/GSynergyDEChallenge

Primary LanguagePythonApache License 2.0Apache-2.0

GSynergy Data Engineering Challenge

Welcome! This project utilizes dbt (data build tool) to transform raw data into analytics-ready tables in your data warehouse. Below, you'll find information on how to set up and use this project effectively.

Project Structure

  • models: Contains dbt models that define transformations on your raw data.
  • tests: Contains dbt tests to ensure data quality and integrity.
  • analysis: Contains SQL files for ad-hoc analysis and reporting.
  • macros: Contains reusable dbt macros for common tasks.
  • snapshots: Contains dbt snapshots for capturing point-in-time data.

Setup Instructions

The instructions below assume you are running dbt on macOS. Linux and Windows users should adjust the bash commands accordingly.
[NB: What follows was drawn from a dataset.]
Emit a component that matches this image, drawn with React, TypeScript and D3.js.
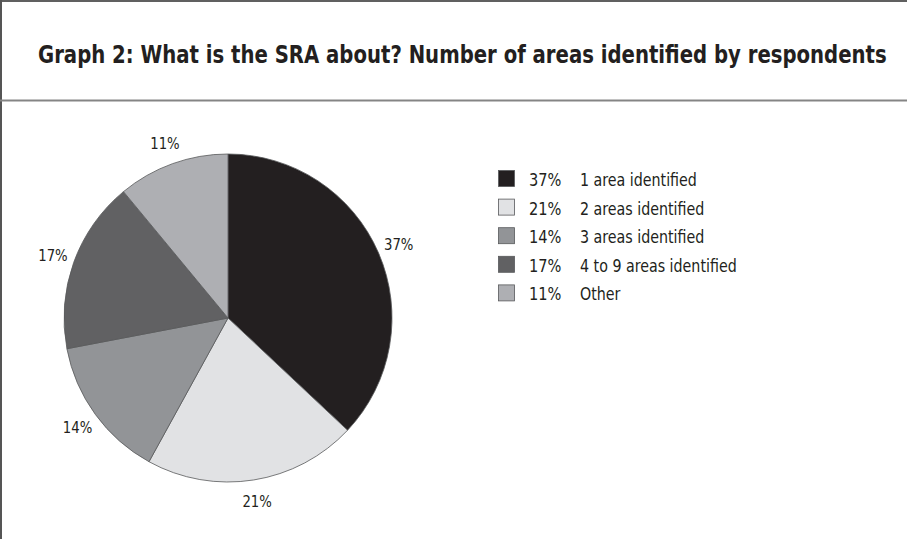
import { useEffect, useRef } from 'react'
import * as d3 from 'd3'

const TITLE = 'Graph 2: What is the SRA about? Number of areas identified by respondents'

// Slices clockwise from 12 o'clock
const CATEGORIES = ['1 area identified', '2 areas identified', '3 areas identified', '4 to 9 areas identified', 'Other']
const VALUES = [37, 21, 14, 17, 11]
const COLORS = ['#231f20', '#e1e2e4', '#929497', '#616163', '#aeafb3']

const FONT = '"DejaVu Sans Condensed", "Liberation Sans Narrow", "Open Sans", sans-serif'

export default function App() {
  const svgRef = useRef<SVGSVGElement>(null)

  useEffect(() => {
    const svg = svgRef.current
    if (!svg) return
    const width = 907
    const height = 539

    const root = d3.select(svg)
    root.selectAll('*').remove()
    root.attr('width', width).attr('height', height)

    root.append('rect').attr('width', width).attr('height', height).attr('fill', '#fff')

    // Frame: top rule, left rule, title divider
    root.append('line').attr('x1', 0).attr('x2', width).attr('y1', 1).attr('y2', 1)
      .attr('stroke', '#2b2b2b').attr('stroke-width', 1.5)
    root.append('line').attr('x1', 1).attr('x2', 1).attr('y1', 0).attr('y2', height)
      .attr('stroke', '#555').attr('stroke-width', 2)
    root.append('line').attr('x1', 0).attr('x2', width).attr('y1', 100.5).attr('y2', 100.5)
      .attr('stroke', '#858585').attr('stroke-width', 2)

    // Title, squeezed horizontally to the reference's condensed width
    const title = root.append('text')
      .attr('x', 0).attr('y', 0)
      .attr('font-family', FONT)
      .attr('font-weight', 'bold')
      .attr('font-size', '25px')
      .attr('fill', '#231f20')
      .text(TITLE)
    const natural = (title.node() as SVGTextElement).getComputedTextLength() || 849
    title.attr('transform', `translate(38,63) scale(${849 / natural},1)`)

    // Pie
    const cx = 228, cy = 318, r = 164
    const g = root.append('g').attr('transform', `translate(${cx},${cy})`)
    const pie = d3.pie<number>().sort(null).value(d => d)
    const arcs = pie(VALUES)
    const arc = d3.arc<d3.PieArcDatum<number>>().innerRadius(0).outerRadius(r)
    const labelArc = d3.arc<d3.PieArcDatum<number>>().innerRadius(186).outerRadius(186)

    g.selectAll('path.slice')
      .data(arcs)
      .join('path')
      .attr('class', 'slice')
      .attr('d', arc)
      .attr('fill', (_, i) => COLORS[i])
      .attr('stroke', '#58595b')
      .attr('stroke-width', 0.8)

    g.selectAll('text.pct')
      .data(arcs)
      .join('text')
      .attr('class', 'pct')
      .attr('transform', d => {
        const [x, y] = labelArc.centroid(d)
        return `translate(${x},${y}) scale(0.92,1)`
      })
      .attr('text-anchor', 'middle')
      .attr('dy', '0.36em')
      .attr('font-family', FONT)
      .attr('font-size', '16px')
      .attr('fill', '#231f20')
      .text(d => `${d.data}%`)

    // Legend
    const legend = root.append('g').attr('transform', 'translate(498,170)')
    const rowH = 28.6
    const rows = legend.selectAll('g.row')
      .data(CATEGORIES)
      .join('g')
      .attr('class', 'row')
      .attr('transform', (_, i) => `translate(0,${i * rowH})`)

    rows.append('rect')
      .attr('x', 0.5).attr('y', 0.5)
      .attr('width', 16).attr('height', 16)
      .attr('fill', (_, i) => COLORS[i])
      .attr('stroke', '#58595b')
      .attr('stroke-width', 0.8)

    rows.append('text')
      .attr('transform', 'translate(31,16) scale(0.9,1)')
      .attr('font-family', FONT)
      .attr('font-size', '18px')
      .attr('fill', '#231f20')
      .text((_, i) => `${VALUES[i]}%`)

    rows.append('text')
      .attr('transform', 'translate(82,16) scale(0.88,1)')
      .attr('font-family', FONT)
      .attr('font-size', '18px')
      .attr('fill', '#231f20')
      .text(d => d)
  }, [])

  return (
    <svg ref={svgRef} style={{ position: 'absolute', left: 0, top: 0, display: 'block' }} />
  )
}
  1. Clone this github repo
  2. Install dbt-spark: pip install dbt-spark
  3. Copy the example profile to your ~/.dbt folder (created when installing dbt):
$ cp ./sample.profiles.yml ~/.dbt/profiles.yml
  1. Populate ~/.dbt/profiles.yml with your Databricks host, API token, cluster ID, and schema name
open ~/.dbt
  1. Verify that you can connect to Databricks
$ dbt debug
  1. Verify that you can run dbt
$ dbt run